Now that conversation really was about sex.

But this one is not.

Trump says all of his accusers are lying and may well have been set upon him by the "nasty woman" who's running against and ahead of him in the polls.

But what Gingrich is denying is something different; what he is choosing not to see is that what Kelly - and the campaign, in its final weeks - are focusing on isn't sex at all, but on a crime that we have long ignored and an issue that's very much worthy of an all-out public policy debate.

Which we're now having thanks to Trump, who started this colloquy himself by bringing up accusations that Bill Clinton raped a campaign volunteer, Juanita Broaddrick, in 1978. The former president also settled a sexual harassment suit brought by Paula Jones and was accused of groping Kathleen Willey, whose credibility issues in unrelated matters worked against her.

We're also having this conversation thanks in no small part to Megyn Kelly's former boss, Roger Ailes, who was accused of sexual harassment by, among others, Gretchen Carlson, who won a $20 million settlement from Fox News.

And as we do, you hear Democrats, too, conflating sex and predation; during a recent back-and-forth about Bill Clinton's accusers on "The View," Joy Behar dismissed the notion that the Democratic nominee had enabled her husband or demeaned potential victims. Maybe instead, she said facetiously, Hillary Clinton should have said, "I would like to apologize to those tramps who have slept with my husband."

She later apologized for calling them "tramps," but using that word wasn't the only problem; the three women are either victims or liars, but they aren't former lovers. Contrary to the impression left by the "SNL" skit in which the women Trump invited to the second debate are referred to as Bill Clinton's "mistresses," no one has ever said any of them was in the kind of arguably consensual intimate relationship the president carried on with former White House intern Monica Lewinsky.

Near the close of this free-for-all of a campaign, I have two public policy proposals: First, let's stop selectively confusing sex, which can speak to character issues but is not a crime, and harassment, assault and rape, which are not only wrong but criminal.
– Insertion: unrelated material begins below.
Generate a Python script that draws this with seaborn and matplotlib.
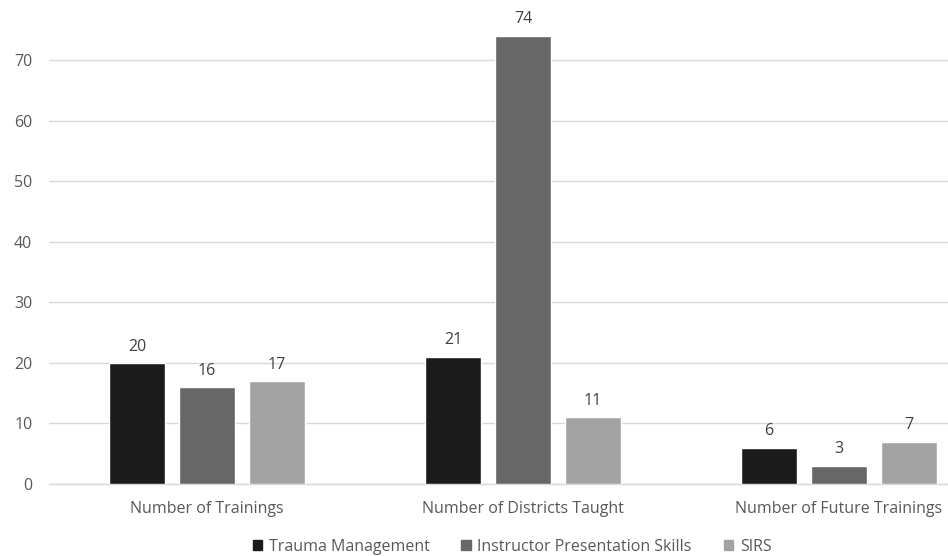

We can't do that, though, until we stop trying to pretend this is a partisan issue, arguing endlessly about whether Clinton or Trump is the more serious offender, as if they couldn't both be in the wrong.

Until then, it's so predictable that when Kelly raises this legitimate issue against his candidate, Gingrich simply accuses her of being part of the liberal media. Just as whenever Clinton's history is mentioned, that's reflexively dismissed as a rehash of Republican talking points.

As long as we only talk about violence against women at election time, and even then exclusively as a cudgel to be selectively wielded against political adversaries, then we're not taking it seriously and will solve nothing.

But my second proposal does involve elections: What do you say we never again have a nominee, Republican or Democrat, with this kind of history with women?